---------- Entries

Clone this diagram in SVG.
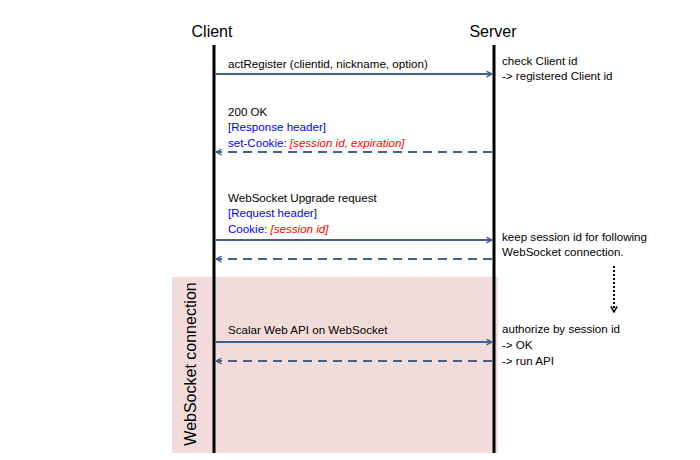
<svg xmlns="http://www.w3.org/2000/svg" width="700" height="460" viewBox="0 0 700 460">
<style>
text{font-family:"Liberation Sans",Arial,sans-serif;font-size:11.6px;fill:#000}
.hdr{font-size:16px}
.blue{fill:#0000ff}
.red{fill:#ff0000;font-style:italic}
.life{stroke:#000;stroke-width:3}
.msg{stroke:#41618e;stroke-width:2;fill:none}
.dash{stroke-dasharray:9,6}
</style>
<defs>
<marker id="ah" viewBox="0 0 10 10" refX="9" refY="5" markerWidth="7" markerHeight="7" orient="auto-start-reverse" markerUnits="userSpaceOnUse">
<path d="M1,1 L9,5 L1,9" fill="none" stroke="#41618e" stroke-width="2"/>
</marker>
<marker id="ahk" viewBox="0 0 10 10" refX="8" refY="5" markerWidth="8" markerHeight="8" orient="auto" markerUnits="userSpaceOnUse">
<path d="M1,1 L8,5 L1,9" fill="none" stroke="#000" stroke-width="2"/>
</marker>
</defs>
<rect id="ws-region" x="172" y="277" width="326" height="176" fill="#f2dcdb"/>
<text x="0" y="0" transform="translate(196,364) rotate(-90)" text-anchor="middle" style="font-size:16px">WebSocket  connection</text>
<g id="client">
<text class="hdr" x="212" y="37" text-anchor="middle">Client</text>
<line class="life" x1="214" y1="45" x2="214" y2="453"/>
</g>
<g id="server">
<text class="hdr" x="493" y="37" text-anchor="middle">Server</text>
<line class="life" x1="494" y1="45" x2="494" y2="453"/>
</g>
<g id="connectors">
<line class="msg" x1="215" y1="74" x2="492" y2="74" marker-end="url(#ah)"/>
<line class="msg dash" x1="492" y1="152" x2="216" y2="152" marker-end="url(#ah)"/>
<line class="msg" x1="215" y1="240" x2="492" y2="240" marker-end="url(#ah)"/>
<line class="msg dash" x1="492" y1="259" x2="216" y2="259" marker-end="url(#ah)"/>
<line class="msg" x1="215" y1="342" x2="492" y2="342" marker-end="url(#ah)"/>
<line class="msg dash" x1="492" y1="361" x2="216" y2="361" marker-end="url(#ah)"/>
<line x1="614" y1="266" x2="614" y2="312" stroke="#000" stroke-width="2" stroke-dasharray="2,2" marker-end="url(#ahk)"/>
</g>
<g id="labels">
<text x="228" y="68">actRegister (clientid, nickname, option)</text>
<text x="228" y="116">200 OK</text>
<text x="228" y="131" class="blue">[Response header]</text>
<text x="228" y="147" class="blue">set-Cookie: <tspan class="red">[session id, expiration]</tspan></text>
<text x="228" y="202">WebSocket Upgrade request</text>
<text x="228" y="217" class="blue">[Request header]</text>
<text x="228" y="233" class="blue">Cookie: <tspan class="red">[session id]</tspan></text>
<text x="228" y="334">Scalar Web API on WebSocket</text>
</g>
<g id="notes">
<text x="502" y="65">check Client id</text>
<text x="502" y="80">-&gt; registered Client id</text>
<text x="502" y="241">keep session id for following</text>
<text x="502" y="256">WebSocket connection.</text>
<text x="502" y="333">authorize by session id</text>
<text x="502" y="349">-&gt; OK</text>
<text x="502" y="365">-&gt; run API</text>
</g>
</svg>
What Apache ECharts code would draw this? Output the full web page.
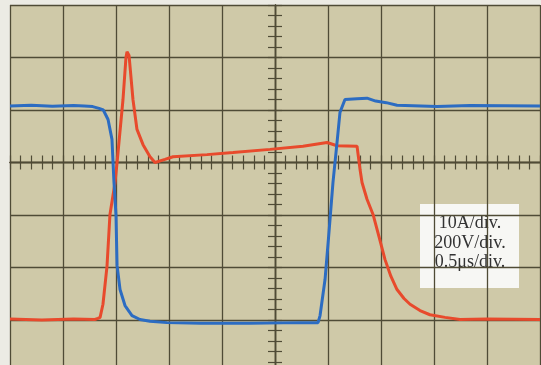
<!DOCTYPE html>
<html>
<head>
<meta charset="utf-8">
<script src="https://cdn.jsdelivr.net/npm/echarts@6/dist/echarts.min.js"></script>
<style>
html,body{margin:0;padding:0;background:#ecebe4;}
#c{width:541px;height:365px;}
</style>
</head>
<body>
<div id="c"></div>
<script>
// time in microseconds (0 = screen centre), 0.5 us/div
// current trace (A), 10 A/div
var currentData = [
  [-2.5, 0.2], [-2.2, 0.0], [-1.9, 0.2], [-1.7, 0.1], [-1.67, 0.3], [-1.65, 0.5],
  [-1.623, 3.0], [-1.585, 10.2], [-1.557, 20.1], [-1.509, 26.2], [-1.49, 30.0],
  [-1.434, 42.0], [-1.406, 50.0], [-1.396, 51.1], [-1.377, 50.4], [-1.34, 42.0],
  [-1.302, 36.3], [-1.245, 33.4], [-1.179, 31.1], [-1.132, 30.0], [-1.038, 30.6],
  [-0.962, 31.1], [-0.642, 31.5], [-0.396, 31.9], [-0.047, 32.5], [0.264, 33.1],
  [0.491, 33.8], [0.585, 33.2], [0.774, 33.1], [0.802, 28.7], [0.821, 26.2],
  [0.868, 23.0], [0.925, 20.1], [0.981, 15.9], [1.038, 11.5], [1.094, 8.3],
  [1.151, 5.8], [1.217, 4.1], [1.274, 3.0], [1.368, 1.8], [1.462, 1.0],
  [1.604, 0.5], [1.745, 0.1], [2.0, 0.2], [2.5, 0.1]
];
// voltage trace (V), 200 V/div
var voltageData = [
  [-2.5, 815], [-2.3, 818], [-2.1, 814], [-1.9, 817], [-1.8, 815], [-1.72, 813],
  [-1.66, 806], [-1.62, 800], [-1.575, 764], [-1.538, 688], [-1.519, 524],
  [-1.5, 398], [-1.49, 208], [-1.462, 116], [-1.415, 55], [-1.349, 17],
  [-1.274, 2], [-1.18, -5], [-1.019, -10], [-0.7, -12], [-0.24, -12], [0.24, -10],
  [0.406, -10], [0.425, 17], [0.472, 154], [0.509, 333], [0.547, 524],
  [0.585, 676], [0.613, 791], [0.66, 840], [0.774, 843], [0.868, 845],
  [0.95, 834], [1.05, 828], [1.151, 818], [1.528, 813], [1.84, 817], [2.5, 815]
];
var scaleLines = ['10A/div.', '200V/div.', '0.5\u03bcs/div.'];

var gridCol = '#4f4b36';
var chart = echarts.init(document.getElementById('c'), null, {renderer: 'canvas'});
function centreX(pos) {
  return {
    type: 'value', min: -2.5, max: 2.5, interval: 0.1, position: pos,
    axisLine: {show: true, onZero: true, onZeroAxisIndex: 0, lineStyle: {color: gridCol, width: 1.4}},
    axisTick: {show: true, inside: false, length: 7, lineStyle: {color: gridCol, width: 1.2}},
    axisLabel: {show: false}, splitLine: {show: false}
  };
}
function centreY(pos) {
  return {
    type: 'value', min: -5, max: 3, interval: 0.2, position: pos,
    axisLine: {show: true, onZero: true, onZeroAxisIndex: 0, lineStyle: {color: gridCol, width: 1.4}},
    axisTick: {show: true, inside: false, length: 7, lineStyle: {color: gridCol, width: 1.2}},
    axisLabel: {show: false}, splitLine: {show: false}
  };
}
chart.setOption({
  backgroundColor: '#ecebe4',
  animation: false,
  grid: {left: 10, top: 5, width: 530, height: 420, outerBoundsMode: 'none', containLabel: false,
         show: true, backgroundColor: '#cfc9a8', borderWidth: 0},
  xAxis: [
    {type: 'value', min: -2.5, max: 2.5, interval: 0.5,
     axisLine: {show: false}, axisTick: {show: false}, axisLabel: {show: false},
     splitLine: {show: true, lineStyle: {color: gridCol, width: 1.3}}},
    centreX('bottom'),
    centreX('top')
  ],
  yAxis: [
    {type: 'value', min: -5, max: 3, interval: 1,
     axisLine: {show: false}, axisTick: {show: false}, axisLabel: {show: false},
     splitLine: {show: true, lineStyle: {color: gridCol, width: 1.3}}},
    centreY('left'),
    centreY('right'),
    {type: 'value', min: -20, max: 60, show: false},
    {type: 'value', min: -400, max: 1200, show: false}
  ],
  series: [
    {type: 'line', name: 'Current', data: currentData, xAxisIndex: 0, yAxisIndex: 3,
     showSymbol: false, symbol: 'none', lineStyle: {color: '#e84a2c', width: 3}},
    {type: 'line', name: 'Voltage', data: voltageData, xAxisIndex: 0, yAxisIndex: 4,
     showSymbol: false, symbol: 'none', lineStyle: {color: '#2c6cc2', width: 3}}
  ],
  graphic: [
    {type: 'rect', x: 420, y: 204, shape: {width: 99, height: 84}, style: {fill: '#f7f7f4'}},
    {type: 'text', x: 470, y: 214,
     style: {text: scaleLines.join('\n'), align: 'center', verticalAlign: 'top',
             font: '18px "Liberation Serif"', lineHeight: 19.5, fill: '#333333'}}
  ]
});
</script>
</body>
</html>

--------------------

• _Given exercise_
Each line containing the word "this" counts once; report the total alone.

• _Expected answer_
2